* _Problem description_
Copy word for word the lines in the records below, starting at the line with "Convert this chart to matplotlib code." and ending at the line with "yticks_minor = [100, 300, 500]". Skip the pictures.
* * *
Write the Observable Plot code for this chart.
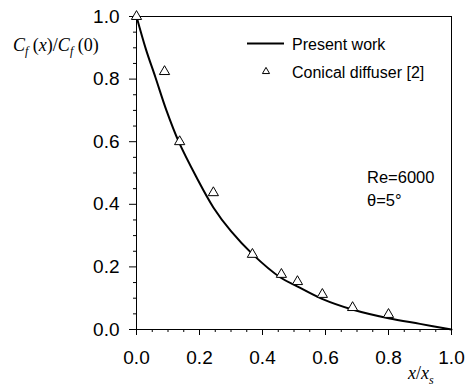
<!DOCTYPE html>
<html>
<head>
<meta charset="utf-8">
<script src="https://cdn.jsdelivr.net/npm/d3@7"></script>
<script src="https://cdn.jsdelivr.net/npm/@observablehq/plot@0.6"></script>
<style>
  html, body { margin: 0; padding: 0; background: white; }
  #chart { width: 465px; height: 387px; }
</style>
</head>
<body>
<div id="chart"></div>
<script>
// Present work (solid curve)
const curveX = [0, 0.03, 0.06, 0.095, 0.134, 0.19, 0.244, 0.30, 0.369, 0.457, 0.51, 0.589, 0.685, 0.80, 0.90, 1.0];
const curveY = [1.0, 0.895, 0.806, 0.70, 0.60, 0.487, 0.39, 0.314, 0.24, 0.166, 0.138, 0.098, 0.064, 0.036, 0.018, 0.0];
// Conical diffuser [2] (triangles)
const expX = [0.0, 0.089, 0.137, 0.244, 0.368, 0.46, 0.511, 0.59, 0.686, 0.80];
const expY = [1.0, 0.824, 0.60, 0.437, 0.24, 0.176, 0.153, 0.112, 0.07, 0.048];
// Ticks
const majorTicks = [0, 0.2, 0.4, 0.6, 0.8, 1.0];
const minorTicks = [0.05, 0.1, 0.15, 0.25, 0.3, 0.35, 0.45, 0.5, 0.55, 0.65, 0.7, 0.75, 0.85, 0.9, 0.95];
const legendLabels = ["Present work", "Conical diffuser [2]"];
const annotations = ["Re=6000", "\u03b8=5\u00b0"];

const curve = curveX.map((x, i) => ({x, y: curveY[i]}));
const exp = expX.map((x, i) => ({x, y: expY[i]}));

const fmt = d => d.toFixed(1);
const plot = Plot.plot({
  width: 465,
  height: 387,
  marginLeft: 136,
  marginRight: 14,
  marginTop: 16,
  marginBottom: 58,
  style: {fontFamily: "'Liberation Sans', Arial, sans-serif", fontSize: "19px", background: "white", color: "black"},
  x: {domain: [0, 1]},
  y: {domain: [0, 1]},
  marks: [
    Plot.axisX(majorTicks, {tickSize: 6, tickPadding: 14.5, tickFormat: fmt, fontSize: 19, label: null}),
    Plot.axisX(minorTicks, {tickSize: 3, text: null, label: null}),
    Plot.axisY(majorTicks, {tickSize: 7, tickPadding: 10, tickFormat: fmt, fontSize: 19, label: null}),
    Plot.axisY(minorTicks, {tickSize: 3, text: null, label: null}),
    Plot.frame({stroke: "black", strokeWidth: 1}),
    Plot.line(curve, {x: "x", y: "y", stroke: "black", strokeWidth: 2, curve: "catmull-rom"}),
    Plot.dot(exp, {x: "x", y: "y", symbol: "triangle", r: 3.8, stroke: "black", fill: "white", strokeWidth: 1})
  ]
});
document.getElementById("chart").appendChild(plot);

const svg = d3.select(plot);
// Legend
const lg = svg.append("g").attr("font-family", "'Liberation Sans', Arial, sans-serif").attr("font-size", 16).attr("fill", "black").attr("text-anchor", "start");
lg.append("line").attr("x1", 247).attr("x2", 284).attr("y1", 43.5).attr("y2", 43.5).attr("stroke", "black").attr("stroke-width", 2);
lg.append("text").attr("x", 292).attr("y", 49.5).text(legendLabels[0]);
lg.append("path").attr("d", d3.symbol(d3.symbolTriangle, 22)()).attr("transform", "translate(266,71.5)").attr("fill", "white").attr("stroke", "black");
lg.append("text").attr("x", 292).attr("y", 78).text(legendLabels[1]);
// Annotations
lg.append("text").attr("x", 367).attr("y", 183).attr("font-size", 16.5).text(annotations[0]);
lg.append("text").attr("x", 367).attr("y", 206).attr("font-size", 16.5).text(annotations[1]);

// Y label: C_f (x)/C_f (0)
const serif = "'Liberation Serif', 'Times New Roman', serif";
const yl = svg.append("text").attr("x", 13).attr("y", 51).attr("text-anchor", "start").attr("font-family", serif).attr("font-size", 18).attr("fill", "black");
yl.append("tspan").attr("font-style", "italic").text("C");
yl.append("tspan").attr("font-style", "italic").attr("font-size", 12).attr("dy", 4).text("f");
yl.append("tspan").attr("dy", -4).text("\u00a0(");
yl.append("tspan").attr("font-style", "italic").text("x");
yl.append("tspan").text(")/");
yl.append("tspan").attr("font-style", "italic").text("C");
yl.append("tspan").attr("font-style", "italic").attr("font-size", 12).attr("dy", 4).text("f");
yl.append("tspan").attr("dy", -4).text("\u00a0(0)");

// X label: x/x_s
const xl = svg.append("text").attr("x", 408).attr("y", 379).attr("text-anchor", "start").attr("font-family", serif).attr("font-size", 18).attr("fill", "black");
xl.append("tspan").attr("font-style", "italic").text("x");
xl.append("tspan").text("/");
xl.append("tspan").attr("font-style", "italic").text("x");
xl.append("tspan").attr("font-style", "italic").attr("font-size", 12).attr("dy", 5).text("s");
</script>
</body>
</html>
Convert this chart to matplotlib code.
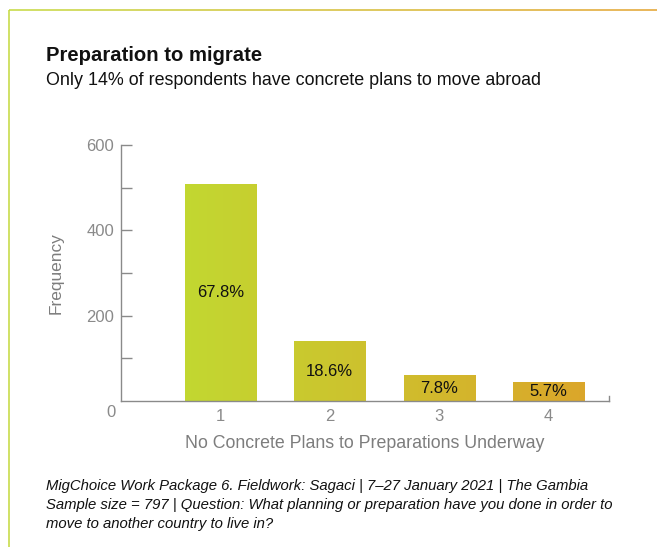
import numpy as np
import matplotlib.pyplot as plt
from matplotlib.colors import LinearSegmentedColormap
from matplotlib.collections import LineCollection
from matplotlib.transforms import blended_transform_factory

plt.rcParams['font.family'] = ['Liberation Sans', 'DejaVu Sans']

# answers on the 1-4 preparation scale
stages = [1, 2, 3, 4]
counts = [508, 140, 59, 43]
shares = [67.8, 18.6, 7.8, 5.7]
yticks_major = [200, 400, 600]
yticks_minor = [100, 300, 500]

title = 'Preparation to migrate'
subtitle = 'Only 14% of respondents have concrete plans to move abroad'
source = [
    'MigChoice Work Package 6. Fieldwork: Sagaci | 7\u201327 January 2021 | The Gambia',
    'Sample size = 797 | Question: What planning or preparation have you done in order to',
    'move to another country to live in?',
]

W, H = 657, 547
grey = '#8a8a8a'
lime_amber = LinearSegmentedColormap.from_list('lime_amber', ['#c2d831', '#dba62a'])

fig = plt.figure(figsize=(W / 100, H / 100), dpi=100)

# page frame: plain left rule, gradient top rule
frame = fig.add_axes([0, 0, 1, 1], zorder=0)
frame.set_xlim(0, W)
frame.set_ylim(H, 0)
frame.axis('off')
frame.plot([8.5, 8.5], [9.5, H], color='#c4d83c', lw=1.1, solid_capstyle='butt')
xs = np.linspace(8.5, W, 200)
pts = np.column_stack([xs, np.full_like(xs, 9.5)])
segs = np.stack([pts[:-1], pts[1:]], axis=1)
top = LineCollection(segs, cmap=LinearSegmentedColormap.from_list('rule', ['#c4d83c', '#e3a22c']),
                     linewidths=1.1)
top.set_array(np.linspace(0, 1, len(segs)))
frame.add_collection(top)

fig.text(46 / W, 1 - 61 / H, title, fontsize=14.6, fontweight='bold', va='baseline',
         color='#111111')
fig.text(46 / W, 1 - 85 / H, subtitle, fontsize=12.9, va='baseline', color='#111111')
for i, line in enumerate(source):
    fig.text(46 / W, 1 - (490 + 19 * i) / H, line, fontsize=10.7, style='italic',
             va='baseline', color='#111111')

ax = fig.add_axes([121 / W, 1 - 401 / H, (609 - 121) / W, 256 / H], zorder=1)
bars = ax.bar(stages, counts, width=0.65, color='none', edgecolor='none')

# horizontal lime-to-amber fill running across all bars
lo, hi = 0.65, 4.35
for b in bars:
    x0, w, h = b.get_x(), b.get_width(), b.get_height()
    grad = np.linspace((x0 - lo) / (hi - lo), (x0 + w - lo) / (hi - lo), 64).reshape(1, -1)
    ax.imshow(grad, cmap=lime_amber, vmin=0, vmax=1, extent=[x0, x0 + w, 0, h],
              aspect='auto', interpolation='bilinear', zorder=1)

ax.bar_label(bars, labels=[f'{s}%' for s in shares], label_type='center',
             fontsize=12, color='#111111')

ax.set_xlim(0.0913, 4.5525)
ax.set_ylim(0, 600)
ax.set_xticks(stages)
ax.set_yticks(yticks_major)
ax.set_yticks(yticks_minor, minor=True)
ax.tick_params(axis='y', which='both', direction='in', length=8, width=1, color=grey,
               labelcolor=grey, labelsize=12, pad=5)
ax.tick_params(axis='x', length=0, labelcolor=grey, labelsize=12, pad=6)

for side in ('top', 'right'):
    ax.spines[side].set_visible(False)
for side in ('left', 'bottom'):
    ax.spines[side].set_color(grey)
    ax.spines[side].set_linewidth(1)

# zero label sits below the corner; small end cap on the x axis
ax.annotate('0', xy=(0, 0), xycoords=blended_transform_factory(ax.transAxes, ax.transData),
            xytext=(-4, -8), textcoords='offset points', ha='right', va='center',
            fontsize=12, color=grey)
ax.plot([1, 1], [0, 0.02], transform=ax.transAxes, color=grey, lw=1, clip_on=False)

ax.set_xlabel('No Concrete Plans to Preparations Underway', fontsize=12.8, color='#7d7d7d',
              labelpad=8)
ax.set_ylabel('Frequency', fontsize=12.4, color='#7d7d7d', labelpad=16)

fig.savefig('out.png', dpi=100)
* * *
* _Answer in full_
Convert this chart to matplotlib code.
import numpy as np
import matplotlib.pyplot as plt
from matplotlib.colors import LinearSegmentedColormap
from matplotlib.collections import LineCollection
from matplotlib.transforms import blended_transform_factory

plt.rcParams['font.family'] = ['Liberation Sans', 'DejaVu Sans']

# answers on the 1-4 preparation scale
stages = [1, 2, 3, 4]
counts = [508, 140, 59, 43]
shares = [67.8, 18.6, 7.8, 5.7]
yticks_major = [200, 400, 600]
yticks_minor = [100, 300, 500]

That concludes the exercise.